-- Begin Given material --

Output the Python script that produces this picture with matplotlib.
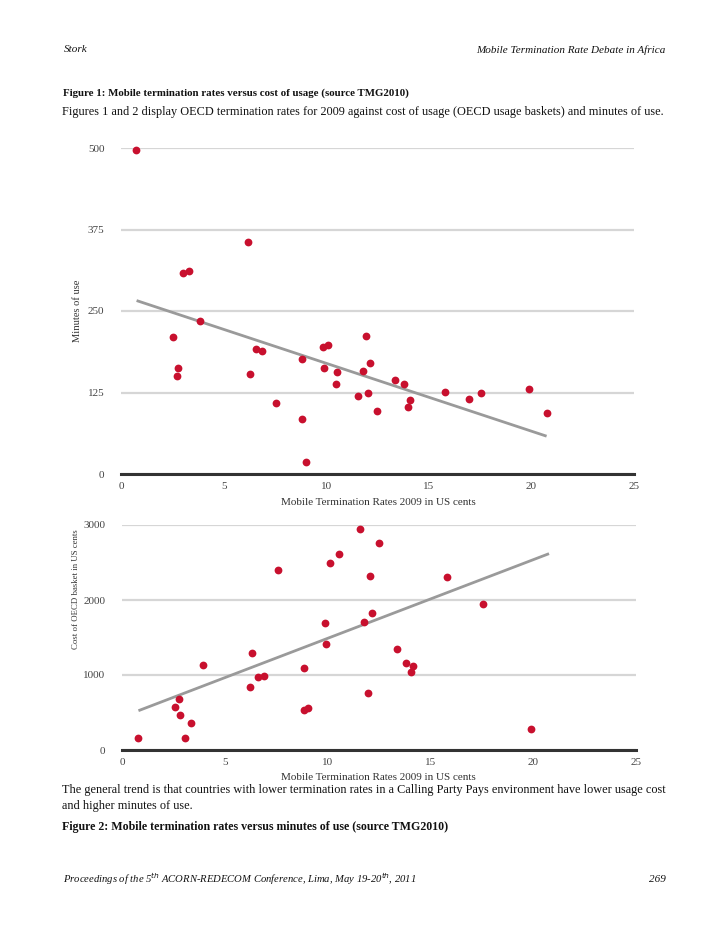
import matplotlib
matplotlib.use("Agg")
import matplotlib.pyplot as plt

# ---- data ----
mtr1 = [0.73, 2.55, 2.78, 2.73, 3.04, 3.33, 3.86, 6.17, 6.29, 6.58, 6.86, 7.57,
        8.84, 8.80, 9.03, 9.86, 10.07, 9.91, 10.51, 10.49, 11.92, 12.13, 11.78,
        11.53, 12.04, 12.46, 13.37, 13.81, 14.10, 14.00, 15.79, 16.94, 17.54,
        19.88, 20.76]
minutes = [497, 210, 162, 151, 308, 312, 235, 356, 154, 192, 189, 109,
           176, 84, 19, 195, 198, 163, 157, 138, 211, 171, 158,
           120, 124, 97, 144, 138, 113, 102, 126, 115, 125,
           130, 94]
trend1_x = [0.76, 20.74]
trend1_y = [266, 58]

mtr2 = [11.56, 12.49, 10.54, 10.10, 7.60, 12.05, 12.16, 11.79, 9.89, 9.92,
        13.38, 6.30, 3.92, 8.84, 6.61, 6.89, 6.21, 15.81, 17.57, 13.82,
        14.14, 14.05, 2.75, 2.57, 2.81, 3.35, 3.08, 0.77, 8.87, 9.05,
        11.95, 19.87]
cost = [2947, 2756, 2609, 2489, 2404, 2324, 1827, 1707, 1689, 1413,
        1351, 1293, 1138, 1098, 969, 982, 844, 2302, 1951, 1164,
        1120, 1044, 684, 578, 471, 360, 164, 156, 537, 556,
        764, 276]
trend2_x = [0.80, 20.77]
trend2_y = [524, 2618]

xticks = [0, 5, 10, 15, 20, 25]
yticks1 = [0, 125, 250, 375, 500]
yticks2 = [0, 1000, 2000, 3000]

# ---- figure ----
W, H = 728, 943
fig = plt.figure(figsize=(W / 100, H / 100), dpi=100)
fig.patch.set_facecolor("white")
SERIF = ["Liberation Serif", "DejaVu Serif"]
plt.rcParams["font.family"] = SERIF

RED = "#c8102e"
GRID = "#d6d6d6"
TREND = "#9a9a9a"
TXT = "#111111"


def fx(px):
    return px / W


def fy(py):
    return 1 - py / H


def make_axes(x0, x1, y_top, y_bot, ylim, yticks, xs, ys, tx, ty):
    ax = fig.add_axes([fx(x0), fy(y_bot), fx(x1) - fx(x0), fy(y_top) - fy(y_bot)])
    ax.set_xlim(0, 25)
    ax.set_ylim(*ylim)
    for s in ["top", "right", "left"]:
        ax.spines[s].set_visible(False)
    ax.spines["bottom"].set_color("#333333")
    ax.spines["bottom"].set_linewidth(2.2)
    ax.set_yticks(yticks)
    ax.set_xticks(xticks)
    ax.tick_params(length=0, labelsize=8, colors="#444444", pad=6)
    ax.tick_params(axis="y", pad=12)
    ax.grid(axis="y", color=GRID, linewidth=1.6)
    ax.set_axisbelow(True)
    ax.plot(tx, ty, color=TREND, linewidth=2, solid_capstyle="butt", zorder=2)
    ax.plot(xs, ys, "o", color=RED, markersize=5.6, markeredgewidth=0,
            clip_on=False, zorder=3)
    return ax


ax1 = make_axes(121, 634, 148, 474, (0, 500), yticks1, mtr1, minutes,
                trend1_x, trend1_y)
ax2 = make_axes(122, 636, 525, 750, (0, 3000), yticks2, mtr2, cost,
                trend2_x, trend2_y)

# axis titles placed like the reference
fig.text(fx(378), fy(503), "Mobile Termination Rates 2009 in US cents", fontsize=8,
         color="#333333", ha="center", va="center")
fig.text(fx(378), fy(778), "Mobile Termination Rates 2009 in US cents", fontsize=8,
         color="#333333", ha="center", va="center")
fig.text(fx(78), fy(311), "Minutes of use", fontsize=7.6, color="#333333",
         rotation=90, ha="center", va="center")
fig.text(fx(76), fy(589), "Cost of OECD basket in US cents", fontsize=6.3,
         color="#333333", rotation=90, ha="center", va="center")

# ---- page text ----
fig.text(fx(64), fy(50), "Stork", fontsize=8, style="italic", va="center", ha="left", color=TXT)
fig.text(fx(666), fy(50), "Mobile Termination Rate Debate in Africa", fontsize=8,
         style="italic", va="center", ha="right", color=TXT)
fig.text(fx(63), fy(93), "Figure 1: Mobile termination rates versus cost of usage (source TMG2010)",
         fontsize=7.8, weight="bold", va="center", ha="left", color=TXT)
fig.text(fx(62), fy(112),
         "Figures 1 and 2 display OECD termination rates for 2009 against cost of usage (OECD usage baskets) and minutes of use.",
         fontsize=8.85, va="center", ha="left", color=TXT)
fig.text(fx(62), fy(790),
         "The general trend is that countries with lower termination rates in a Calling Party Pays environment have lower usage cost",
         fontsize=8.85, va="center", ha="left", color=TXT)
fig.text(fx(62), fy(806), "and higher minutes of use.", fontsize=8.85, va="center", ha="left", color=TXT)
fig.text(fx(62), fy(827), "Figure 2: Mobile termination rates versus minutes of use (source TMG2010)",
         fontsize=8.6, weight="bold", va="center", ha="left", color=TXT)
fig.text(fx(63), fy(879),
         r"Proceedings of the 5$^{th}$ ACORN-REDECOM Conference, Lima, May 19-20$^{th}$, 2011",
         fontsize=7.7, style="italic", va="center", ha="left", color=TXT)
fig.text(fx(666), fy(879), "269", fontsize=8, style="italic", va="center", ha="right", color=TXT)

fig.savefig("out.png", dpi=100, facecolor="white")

-- End Given material --

Stated problem: Repeat the listing in full and exactly. Leave any pictures out.

Exercise solution:
Output the Python script that produces this picture with matplotlib.
import matplotlib
matplotlib.use("Agg")
import matplotlib.pyplot as plt

# ---- data ----
mtr1 = [0.73, 2.55, 2.78, 2.73, 3.04, 3.33, 3.86, 6.17, 6.29, 6.58, 6.86, 7.57,
        8.84, 8.80, 9.03, 9.86, 10.07, 9.91, 10.51, 10.49, 11.92, 12.13, 11.78,
        11.53, 12.04, 12.46, 13.37, 13.81, 14.10, 14.00, 15.79, 16.94, 17.54,
        19.88, 20.76]
minutes = [497, 210, 162, 151, 308, 312, 235, 356, 154, 192, 189, 109,
           176, 84, 19, 195, 198, 163, 157, 138, 211, 171, 158,
           120, 124, 97, 144, 138, 113, 102, 126, 115, 125,
           130, 94]
trend1_x = [0.76, 20.74]
trend1_y = [266, 58]

mtr2 = [11.56, 12.49, 10.54, 10.10, 7.60, 12.05, 12.16, 11.79, 9.89, 9.92,
        13.38, 6.30, 3.92, 8.84, 6.61, 6.89, 6.21, 15.81, 17.57, 13.82,
        14.14, 14.05, 2.75, 2.57, 2.81, 3.35, 3.08, 0.77, 8.87, 9.05,
        11.95, 19.87]
cost = [2947, 2756, 2609, 2489, 2404, 2324, 1827, 1707, 1689, 1413,
        1351, 1293, 1138, 1098, 969, 982, 844, 2302, 1951, 1164,
        1120, 1044, 684, 578, 471, 360, 164, 156, 537, 556,
        764, 276]
trend2_x = [0.80, 20.77]
trend2_y = [524, 2618]

xticks = [0, 5, 10, 15, 20, 25]
yticks1 = [0, 125, 250, 375, 500]
yticks2 = [0, 1000, 2000, 3000]

# ---- figure ----
W, H = 728, 943
fig = plt.figure(figsize=(W / 100, H / 100), dpi=100)
fig.patch.set_facecolor("white")
SERIF = ["Liberation Serif", "DejaVu Serif"]
plt.rcParams["font.family"] = SERIF

RED = "#c8102e"
GRID = "#d6d6d6"
TREND = "#9a9a9a"
TXT = "#111111"


def fx(px):
    return px / W


def fy(py):
    return 1 - py / H


def make_axes(x0, x1, y_top, y_bot, ylim, yticks, xs, ys, tx, ty):
    ax = fig.add_axes([fx(x0), fy(y_bot), fx(x1) - fx(x0), fy(y_top) - fy(y_bot)])
    ax.set_xlim(0, 25)
    ax.set_ylim(*ylim)
    for s in ["top", "right", "left"]:
        ax.spines[s].set_visible(False)
    ax.spines["bottom"].set_color("#333333")
    ax.spines["bottom"].set_linewidth(2.2)
    ax.set_yticks(yticks)
    ax.set_xticks(xticks)
    ax.tick_params(length=0, labelsize=8, colors="#444444", pad=6)
    ax.tick_params(axis="y", pad=12)
    ax.grid(axis="y", color=GRID, linewidth=1.6)
    ax.set_axisbelow(True)
    ax.plot(tx, ty, color=TREND, linewidth=2, solid_capstyle="butt", zorder=2)
    ax.plot(xs, ys, "o", color=RED, markersize=5.6, markeredgewidth=0,
            clip_on=False, zorder=3)
    return ax


ax1 = make_axes(121, 634, 148, 474, (0, 500), yticks1, mtr1, minutes,
                trend1_x, trend1_y)
ax2 = make_axes(122, 636, 525, 750, (0, 3000), yticks2, mtr2, cost,
                trend2_x, trend2_y)

# axis titles placed like the reference
fig.text(fx(378), fy(503), "Mobile Termination Rates 2009 in US cents", fontsize=8,
         color="#333333", ha="center", va="center")
fig.text(fx(378), fy(778), "Mobile Termination Rates 2009 in US cents", fontsize=8,
         color="#333333", ha="center", va="center")
fig.text(fx(78), fy(311), "Minutes of use", fontsize=7.6, color="#333333",
         rotation=90, ha="center", va="center")
fig.text(fx(76), fy(589), "Cost of OECD basket in US cents", fontsize=6.3,
         color="#333333", rotation=90, ha="center", va="center")

# ---- page text ----
fig.text(fx(64), fy(50), "Stork", fontsize=8, style="italic", va="center", ha="left", color=TXT)
fig.text(fx(666), fy(50), "Mobile Termination Rate Debate in Africa", fontsize=8,
         style="italic", va="center", ha="right", color=TXT)
fig.text(fx(63), fy(93), "Figure 1: Mobile termination rates versus cost of usage (source TMG2010)",
         fontsize=7.8, weight="bold", va="center", ha="left", color=TXT)
fig.text(fx(62), fy(112),
         "Figures 1 and 2 display OECD termination rates for 2009 against cost of usage (OECD usage baskets) and minutes of use.",
         fontsize=8.85, va="center", ha="left", color=TXT)
fig.text(fx(62), fy(790),
         "The general trend is that countries with lower termination rates in a Calling Party Pays environment have lower usage cost",
         fontsize=8.85, va="center", ha="left", color=TXT)
fig.text(fx(62), fy(806), "and higher minutes of use.", fontsize=8.85, va="center", ha="left", color=TXT)
fig.text(fx(62), fy(827), "Figure 2: Mobile termination rates versus minutes of use (source TMG2010)",
         fontsize=8.6, weight="bold", va="center", ha="left", color=TXT)
fig.text(fx(63), fy(879),
         r"Proceedings of the 5$^{th}$ ACORN-REDECOM Conference, Lima, May 19-20$^{th}$, 2011",
         fontsize=7.7, style="italic", va="center", ha="left", color=TXT)
fig.text(fx(666), fy(879), "269", fontsize=8, style="italic", va="center", ha="right", color=TXT)

fig.savefig("out.png", dpi=100, facecolor="white")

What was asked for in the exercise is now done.